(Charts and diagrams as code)
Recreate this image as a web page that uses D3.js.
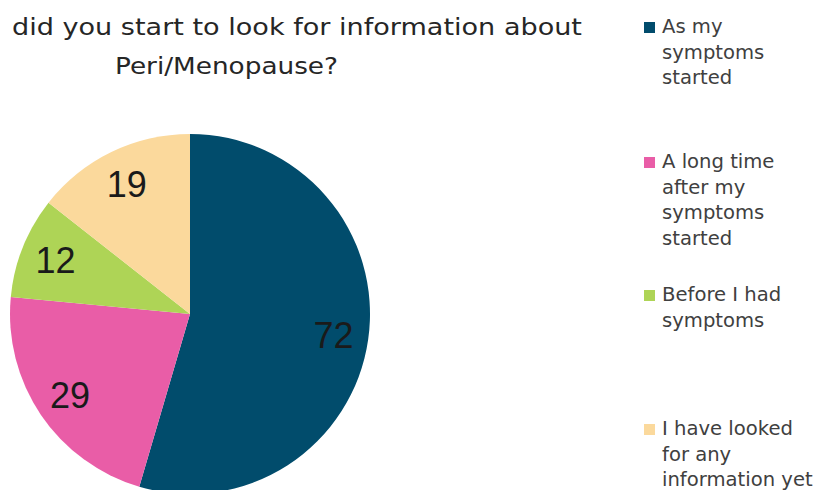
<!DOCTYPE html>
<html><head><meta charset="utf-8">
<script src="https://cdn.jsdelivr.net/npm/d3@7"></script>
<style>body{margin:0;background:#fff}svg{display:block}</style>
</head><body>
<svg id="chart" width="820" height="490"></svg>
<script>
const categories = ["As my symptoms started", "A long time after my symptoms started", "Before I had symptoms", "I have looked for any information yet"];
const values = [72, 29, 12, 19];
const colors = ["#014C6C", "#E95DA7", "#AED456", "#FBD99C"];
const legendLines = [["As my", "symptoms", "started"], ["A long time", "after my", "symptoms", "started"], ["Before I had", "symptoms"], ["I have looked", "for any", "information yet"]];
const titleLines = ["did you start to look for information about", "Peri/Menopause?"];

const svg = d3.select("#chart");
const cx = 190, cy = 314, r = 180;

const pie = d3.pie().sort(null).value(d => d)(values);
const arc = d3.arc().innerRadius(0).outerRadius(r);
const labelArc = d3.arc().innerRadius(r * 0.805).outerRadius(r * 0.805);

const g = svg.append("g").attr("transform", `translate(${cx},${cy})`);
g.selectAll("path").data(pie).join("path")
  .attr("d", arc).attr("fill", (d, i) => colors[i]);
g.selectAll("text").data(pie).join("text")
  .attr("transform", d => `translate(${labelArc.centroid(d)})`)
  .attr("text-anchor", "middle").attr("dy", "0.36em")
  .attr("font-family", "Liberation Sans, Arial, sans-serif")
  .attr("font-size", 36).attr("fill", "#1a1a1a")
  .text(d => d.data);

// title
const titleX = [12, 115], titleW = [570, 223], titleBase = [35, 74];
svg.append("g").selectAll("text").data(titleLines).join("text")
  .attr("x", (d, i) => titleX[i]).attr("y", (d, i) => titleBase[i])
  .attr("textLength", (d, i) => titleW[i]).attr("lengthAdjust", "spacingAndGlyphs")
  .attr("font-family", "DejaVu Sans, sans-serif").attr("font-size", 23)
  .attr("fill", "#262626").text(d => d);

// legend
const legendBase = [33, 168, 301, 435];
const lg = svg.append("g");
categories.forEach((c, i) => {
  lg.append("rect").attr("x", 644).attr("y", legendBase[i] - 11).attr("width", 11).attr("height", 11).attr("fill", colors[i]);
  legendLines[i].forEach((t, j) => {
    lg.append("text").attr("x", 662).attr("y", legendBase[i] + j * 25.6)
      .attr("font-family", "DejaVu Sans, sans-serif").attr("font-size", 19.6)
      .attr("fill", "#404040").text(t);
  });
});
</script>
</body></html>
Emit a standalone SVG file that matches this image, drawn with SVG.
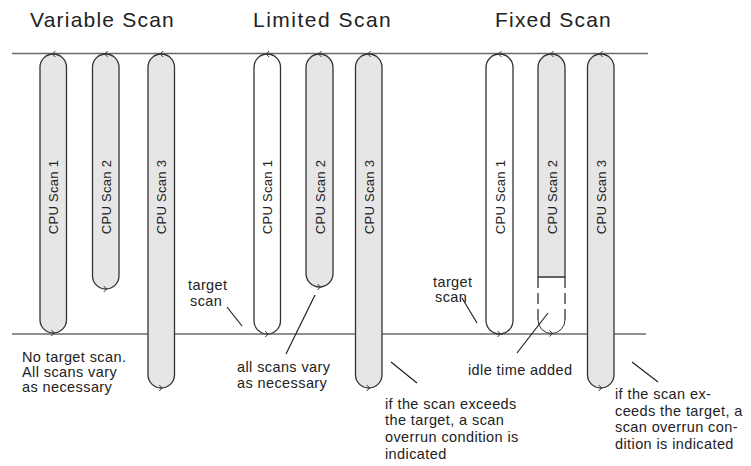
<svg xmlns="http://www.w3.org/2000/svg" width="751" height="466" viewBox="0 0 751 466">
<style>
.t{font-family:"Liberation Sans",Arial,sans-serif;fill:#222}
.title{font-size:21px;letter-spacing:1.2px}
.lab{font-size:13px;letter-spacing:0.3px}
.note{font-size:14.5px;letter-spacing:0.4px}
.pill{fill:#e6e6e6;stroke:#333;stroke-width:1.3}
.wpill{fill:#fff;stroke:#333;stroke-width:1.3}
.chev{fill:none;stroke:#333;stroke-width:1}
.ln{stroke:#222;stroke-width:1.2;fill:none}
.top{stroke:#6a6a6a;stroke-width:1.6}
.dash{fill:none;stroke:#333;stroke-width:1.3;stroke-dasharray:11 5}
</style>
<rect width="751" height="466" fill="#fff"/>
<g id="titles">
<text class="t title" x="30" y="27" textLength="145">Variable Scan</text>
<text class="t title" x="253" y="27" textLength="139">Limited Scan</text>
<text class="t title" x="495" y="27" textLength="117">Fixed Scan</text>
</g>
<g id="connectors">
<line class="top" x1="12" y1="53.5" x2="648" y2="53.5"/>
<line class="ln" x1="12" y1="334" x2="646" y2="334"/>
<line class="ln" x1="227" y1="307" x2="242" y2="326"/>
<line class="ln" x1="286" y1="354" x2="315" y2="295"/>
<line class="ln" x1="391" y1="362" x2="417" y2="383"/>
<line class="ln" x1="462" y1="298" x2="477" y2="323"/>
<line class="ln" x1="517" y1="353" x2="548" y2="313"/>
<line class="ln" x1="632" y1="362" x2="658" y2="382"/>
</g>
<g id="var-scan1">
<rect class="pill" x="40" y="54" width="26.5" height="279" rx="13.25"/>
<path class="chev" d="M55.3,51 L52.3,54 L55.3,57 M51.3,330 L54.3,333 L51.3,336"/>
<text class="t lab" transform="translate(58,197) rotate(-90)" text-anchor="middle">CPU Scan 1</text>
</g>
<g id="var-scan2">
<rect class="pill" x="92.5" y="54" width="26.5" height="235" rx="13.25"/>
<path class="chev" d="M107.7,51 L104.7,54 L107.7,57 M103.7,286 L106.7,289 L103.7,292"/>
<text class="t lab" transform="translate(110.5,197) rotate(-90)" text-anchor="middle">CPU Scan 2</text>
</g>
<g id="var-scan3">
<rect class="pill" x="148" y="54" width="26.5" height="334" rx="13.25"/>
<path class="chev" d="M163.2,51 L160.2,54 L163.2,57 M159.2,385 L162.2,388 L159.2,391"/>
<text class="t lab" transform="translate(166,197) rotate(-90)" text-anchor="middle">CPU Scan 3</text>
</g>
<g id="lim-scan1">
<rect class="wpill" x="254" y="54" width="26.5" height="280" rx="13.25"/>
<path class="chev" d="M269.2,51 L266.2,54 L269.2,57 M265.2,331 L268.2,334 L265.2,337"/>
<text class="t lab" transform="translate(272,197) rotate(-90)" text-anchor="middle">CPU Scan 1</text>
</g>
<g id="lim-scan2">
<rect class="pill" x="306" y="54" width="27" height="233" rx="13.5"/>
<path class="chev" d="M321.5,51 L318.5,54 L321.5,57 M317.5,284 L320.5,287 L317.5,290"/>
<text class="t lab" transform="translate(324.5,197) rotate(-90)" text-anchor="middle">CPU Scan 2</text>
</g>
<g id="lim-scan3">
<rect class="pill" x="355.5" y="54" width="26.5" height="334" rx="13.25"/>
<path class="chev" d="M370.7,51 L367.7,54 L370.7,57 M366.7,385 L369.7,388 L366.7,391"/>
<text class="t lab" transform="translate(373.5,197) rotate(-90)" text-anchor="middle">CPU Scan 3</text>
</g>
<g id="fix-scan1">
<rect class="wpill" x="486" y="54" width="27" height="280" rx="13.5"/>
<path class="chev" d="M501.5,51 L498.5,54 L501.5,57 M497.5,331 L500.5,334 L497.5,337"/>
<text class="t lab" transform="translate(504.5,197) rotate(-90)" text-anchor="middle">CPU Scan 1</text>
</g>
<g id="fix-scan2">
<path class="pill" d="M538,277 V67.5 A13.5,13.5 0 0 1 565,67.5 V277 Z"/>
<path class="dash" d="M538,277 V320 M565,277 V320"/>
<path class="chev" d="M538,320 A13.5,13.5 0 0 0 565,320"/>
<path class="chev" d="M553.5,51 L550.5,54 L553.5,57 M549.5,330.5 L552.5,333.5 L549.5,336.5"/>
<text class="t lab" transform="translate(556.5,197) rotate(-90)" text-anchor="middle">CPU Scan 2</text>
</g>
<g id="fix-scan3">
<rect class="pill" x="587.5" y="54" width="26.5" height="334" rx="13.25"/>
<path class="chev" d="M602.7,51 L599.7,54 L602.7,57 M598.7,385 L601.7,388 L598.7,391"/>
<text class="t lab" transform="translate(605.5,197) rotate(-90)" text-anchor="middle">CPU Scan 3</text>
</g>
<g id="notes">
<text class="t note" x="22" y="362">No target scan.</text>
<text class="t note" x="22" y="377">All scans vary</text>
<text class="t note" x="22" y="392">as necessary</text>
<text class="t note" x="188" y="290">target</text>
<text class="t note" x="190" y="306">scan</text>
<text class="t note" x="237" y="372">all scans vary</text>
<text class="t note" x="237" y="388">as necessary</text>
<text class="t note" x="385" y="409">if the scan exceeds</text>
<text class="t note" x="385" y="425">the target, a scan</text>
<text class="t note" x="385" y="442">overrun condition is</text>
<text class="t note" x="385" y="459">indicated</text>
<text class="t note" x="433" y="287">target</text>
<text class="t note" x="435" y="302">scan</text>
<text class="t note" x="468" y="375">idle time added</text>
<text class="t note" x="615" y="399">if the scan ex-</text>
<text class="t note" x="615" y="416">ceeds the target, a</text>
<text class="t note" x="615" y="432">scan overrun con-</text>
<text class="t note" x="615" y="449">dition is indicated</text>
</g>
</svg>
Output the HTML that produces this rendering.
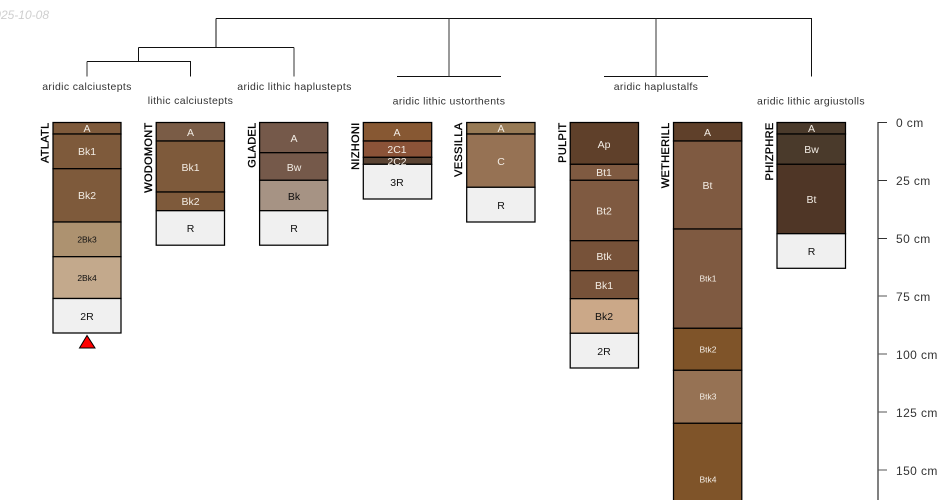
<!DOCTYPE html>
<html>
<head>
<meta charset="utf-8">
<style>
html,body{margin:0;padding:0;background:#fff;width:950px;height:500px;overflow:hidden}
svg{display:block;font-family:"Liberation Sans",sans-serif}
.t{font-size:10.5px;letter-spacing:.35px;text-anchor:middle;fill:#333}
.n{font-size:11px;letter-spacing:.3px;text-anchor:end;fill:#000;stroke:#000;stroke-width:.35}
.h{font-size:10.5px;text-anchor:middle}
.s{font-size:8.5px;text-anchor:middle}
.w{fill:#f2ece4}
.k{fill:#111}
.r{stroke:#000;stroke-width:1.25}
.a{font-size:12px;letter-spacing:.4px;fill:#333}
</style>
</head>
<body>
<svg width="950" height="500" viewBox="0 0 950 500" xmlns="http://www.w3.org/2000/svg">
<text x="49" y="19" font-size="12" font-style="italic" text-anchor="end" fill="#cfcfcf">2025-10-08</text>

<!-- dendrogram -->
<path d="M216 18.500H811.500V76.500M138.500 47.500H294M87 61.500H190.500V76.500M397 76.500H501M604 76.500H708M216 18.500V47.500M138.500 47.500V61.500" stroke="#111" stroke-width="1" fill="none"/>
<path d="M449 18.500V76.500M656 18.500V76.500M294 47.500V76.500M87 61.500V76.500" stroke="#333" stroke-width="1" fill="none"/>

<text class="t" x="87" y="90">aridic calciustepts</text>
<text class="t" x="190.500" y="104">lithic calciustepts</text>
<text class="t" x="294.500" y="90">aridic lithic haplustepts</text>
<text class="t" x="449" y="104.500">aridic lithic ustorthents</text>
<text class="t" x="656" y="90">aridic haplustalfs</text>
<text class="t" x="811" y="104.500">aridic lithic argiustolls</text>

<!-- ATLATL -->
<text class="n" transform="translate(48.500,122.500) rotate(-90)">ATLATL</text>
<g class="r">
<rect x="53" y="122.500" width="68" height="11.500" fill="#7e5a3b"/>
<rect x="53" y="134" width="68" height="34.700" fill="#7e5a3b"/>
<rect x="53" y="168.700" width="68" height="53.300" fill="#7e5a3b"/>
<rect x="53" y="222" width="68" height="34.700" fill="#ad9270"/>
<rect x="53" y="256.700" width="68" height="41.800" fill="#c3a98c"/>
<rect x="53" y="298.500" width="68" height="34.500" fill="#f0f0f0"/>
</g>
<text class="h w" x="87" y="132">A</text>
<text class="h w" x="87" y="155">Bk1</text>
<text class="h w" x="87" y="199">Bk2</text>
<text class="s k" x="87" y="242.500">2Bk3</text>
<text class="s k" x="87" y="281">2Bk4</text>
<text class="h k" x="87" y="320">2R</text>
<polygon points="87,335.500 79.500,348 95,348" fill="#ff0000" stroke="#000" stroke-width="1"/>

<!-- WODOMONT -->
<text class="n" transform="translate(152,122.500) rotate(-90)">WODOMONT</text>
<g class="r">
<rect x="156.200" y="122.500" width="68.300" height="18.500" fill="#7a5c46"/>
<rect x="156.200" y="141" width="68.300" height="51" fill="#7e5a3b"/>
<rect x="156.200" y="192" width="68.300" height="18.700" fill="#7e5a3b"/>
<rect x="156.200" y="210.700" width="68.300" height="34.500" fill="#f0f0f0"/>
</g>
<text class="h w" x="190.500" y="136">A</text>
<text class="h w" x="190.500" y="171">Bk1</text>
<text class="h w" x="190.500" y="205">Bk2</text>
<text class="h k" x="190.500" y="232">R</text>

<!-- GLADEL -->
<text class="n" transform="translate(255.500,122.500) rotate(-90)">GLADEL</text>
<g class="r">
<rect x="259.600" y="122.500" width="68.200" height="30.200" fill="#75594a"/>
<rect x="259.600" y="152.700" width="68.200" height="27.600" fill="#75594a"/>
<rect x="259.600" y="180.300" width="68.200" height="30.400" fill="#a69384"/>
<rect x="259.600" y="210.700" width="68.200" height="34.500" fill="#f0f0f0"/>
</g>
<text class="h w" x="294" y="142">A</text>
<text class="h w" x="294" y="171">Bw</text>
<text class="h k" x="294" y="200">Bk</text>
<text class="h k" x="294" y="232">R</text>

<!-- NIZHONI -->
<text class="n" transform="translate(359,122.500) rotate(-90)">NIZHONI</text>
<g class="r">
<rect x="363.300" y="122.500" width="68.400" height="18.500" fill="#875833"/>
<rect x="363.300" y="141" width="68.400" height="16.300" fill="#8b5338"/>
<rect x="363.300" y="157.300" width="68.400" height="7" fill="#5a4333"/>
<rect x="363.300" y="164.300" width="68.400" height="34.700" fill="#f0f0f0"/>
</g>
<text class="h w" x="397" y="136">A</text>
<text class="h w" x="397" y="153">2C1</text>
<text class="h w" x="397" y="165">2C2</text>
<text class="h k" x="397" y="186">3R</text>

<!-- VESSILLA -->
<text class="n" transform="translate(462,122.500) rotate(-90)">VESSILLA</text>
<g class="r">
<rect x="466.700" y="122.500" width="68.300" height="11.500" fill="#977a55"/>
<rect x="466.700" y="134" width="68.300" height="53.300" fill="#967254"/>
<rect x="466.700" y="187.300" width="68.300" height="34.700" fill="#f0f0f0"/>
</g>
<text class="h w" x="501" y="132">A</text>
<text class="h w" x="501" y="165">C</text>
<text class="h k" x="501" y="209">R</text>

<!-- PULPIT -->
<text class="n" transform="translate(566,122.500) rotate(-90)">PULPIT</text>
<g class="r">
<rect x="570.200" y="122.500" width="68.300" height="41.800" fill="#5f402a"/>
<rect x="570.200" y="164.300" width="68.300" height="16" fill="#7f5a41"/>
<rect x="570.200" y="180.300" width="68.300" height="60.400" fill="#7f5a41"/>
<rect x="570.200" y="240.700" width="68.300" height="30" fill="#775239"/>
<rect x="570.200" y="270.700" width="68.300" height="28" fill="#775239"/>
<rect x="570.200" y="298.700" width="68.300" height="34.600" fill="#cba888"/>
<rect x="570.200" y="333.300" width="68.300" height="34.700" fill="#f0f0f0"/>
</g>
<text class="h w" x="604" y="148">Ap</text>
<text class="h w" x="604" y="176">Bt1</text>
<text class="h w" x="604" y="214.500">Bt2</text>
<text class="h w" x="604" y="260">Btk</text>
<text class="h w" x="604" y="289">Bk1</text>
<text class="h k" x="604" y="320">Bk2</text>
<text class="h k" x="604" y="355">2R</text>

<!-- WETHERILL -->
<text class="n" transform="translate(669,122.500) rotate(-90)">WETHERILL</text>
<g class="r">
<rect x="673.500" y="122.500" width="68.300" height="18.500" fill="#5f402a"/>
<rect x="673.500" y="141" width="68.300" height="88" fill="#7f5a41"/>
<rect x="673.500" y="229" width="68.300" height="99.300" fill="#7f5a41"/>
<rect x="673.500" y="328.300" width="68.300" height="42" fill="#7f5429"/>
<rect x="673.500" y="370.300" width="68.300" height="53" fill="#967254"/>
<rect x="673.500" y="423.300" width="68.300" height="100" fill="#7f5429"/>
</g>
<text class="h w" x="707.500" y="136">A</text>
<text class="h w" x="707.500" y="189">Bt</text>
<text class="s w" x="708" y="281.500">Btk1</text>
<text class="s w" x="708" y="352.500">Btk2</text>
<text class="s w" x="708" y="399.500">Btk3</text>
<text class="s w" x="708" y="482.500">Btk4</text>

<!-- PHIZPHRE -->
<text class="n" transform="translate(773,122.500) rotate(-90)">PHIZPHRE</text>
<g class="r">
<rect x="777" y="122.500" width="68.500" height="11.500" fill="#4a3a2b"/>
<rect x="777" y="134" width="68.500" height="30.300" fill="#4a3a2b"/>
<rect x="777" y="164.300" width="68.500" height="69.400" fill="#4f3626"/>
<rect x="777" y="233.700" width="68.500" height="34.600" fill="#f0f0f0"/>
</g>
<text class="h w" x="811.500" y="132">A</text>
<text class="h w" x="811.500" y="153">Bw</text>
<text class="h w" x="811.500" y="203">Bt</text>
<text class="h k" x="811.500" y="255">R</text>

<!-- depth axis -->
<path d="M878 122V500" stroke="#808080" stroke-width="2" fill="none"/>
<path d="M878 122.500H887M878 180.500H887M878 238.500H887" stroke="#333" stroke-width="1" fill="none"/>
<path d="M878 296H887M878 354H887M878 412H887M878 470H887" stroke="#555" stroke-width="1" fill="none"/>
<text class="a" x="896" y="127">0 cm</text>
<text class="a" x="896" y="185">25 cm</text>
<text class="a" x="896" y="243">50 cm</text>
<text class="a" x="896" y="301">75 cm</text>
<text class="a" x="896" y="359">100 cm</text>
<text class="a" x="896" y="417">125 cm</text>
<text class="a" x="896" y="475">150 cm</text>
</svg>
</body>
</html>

> DIRECTIONS
Please repeat exactly the data above from its first line to the line that contains "const cx = 190, cy = 314, r = 180;", inclusive, and leave every picture out.

> OUTPUT BELOW
Recreate this image as a web page that uses D3.js.
<!DOCTYPE html>
<html><head><meta charset="utf-8">
<script src="https://cdn.jsdelivr.net/npm/d3@7"></script>
<style>body{margin:0;background:#fff}svg{display:block}</style>
</head><body>
<svg id="chart" width="820" height="490"></svg>
<script>
const categories = ["As my symptoms started", "A long time after my symptoms started", "Before I had symptoms", "I have looked for any information yet"];
const values = [72, 29, 12, 19];
const colors = ["#014C6C", "#E95DA7", "#AED456", "#FBD99C"];
const legendLines = [["As my", "symptoms", "started"], ["A long time", "after my", "symptoms", "started"], ["Before I had", "symptoms"], ["I have looked", "for any", "information yet"]];
const titleLines = ["did you start to look for information about", "Peri/Menopause?"];

const svg = d3.select("#chart");
const cx = 190, cy = 314, r = 180;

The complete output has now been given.